Ingrid Elovsson, the lawyer representing the 13 civil parties, spoke only to explain the legal context of possible reparations during these initial hearings. “Knowing that it is impossible to know how a Syrian judge would have judged and assessed compensation, especially given the lack of legal certainty in Syria, I therefore turned to Swedish practice,” she said, adding that it will be up to the Swedish judge to estimate the damages, if any.

“My client was not in Syria”

Two days later, when it was his turn to present his version of events, De Basso tried to dismantle the case point by point. “The Swedish authorities requested information from reputable organizations, such as [the NGO Commission for International Justice & Accountability] CIJA and the United Nations body IIMP. However, they replied that there was nothing to confirm the suspicions against my client,” he said.
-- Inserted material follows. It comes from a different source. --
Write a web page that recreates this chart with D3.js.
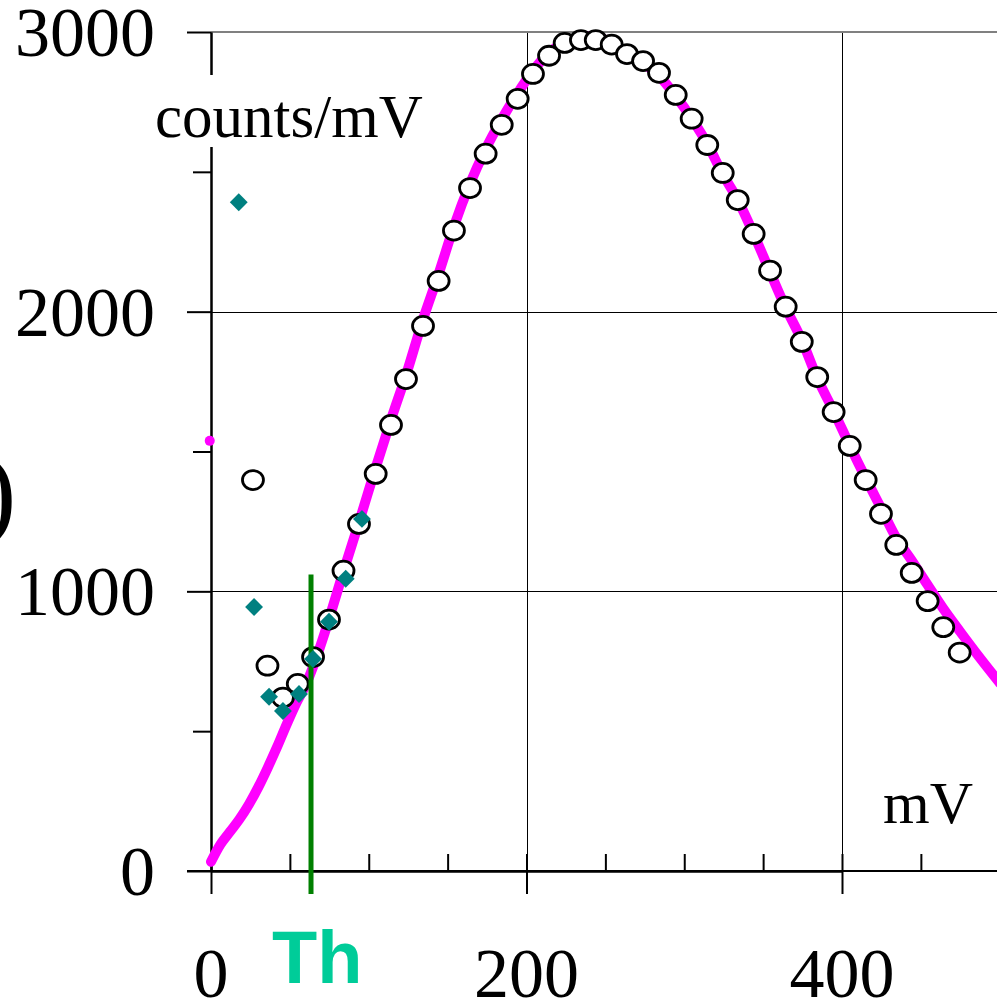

“Those who refer to Mahmoud Sweidan,” the lawyer argued, “are activist media outlets. A multitude of accusations have been made against my client in pro-opposition circles, but they can be dismissed because my client was not in Syria at the time he allegedly committed serious crimes in that country.”

“It is not the investigation itself that we are criticizing,” De Basso told Justice Info, “but the decision to prosecute my client. All suspicions should have been dropped when it became clear that the sources were motivated by activism rather than legal certainty.” “There is no objective evidence to support the allegations that my client committed a crime,” the lawyer insisted.

The hearing of the civil parties will begin on 5 November 2025.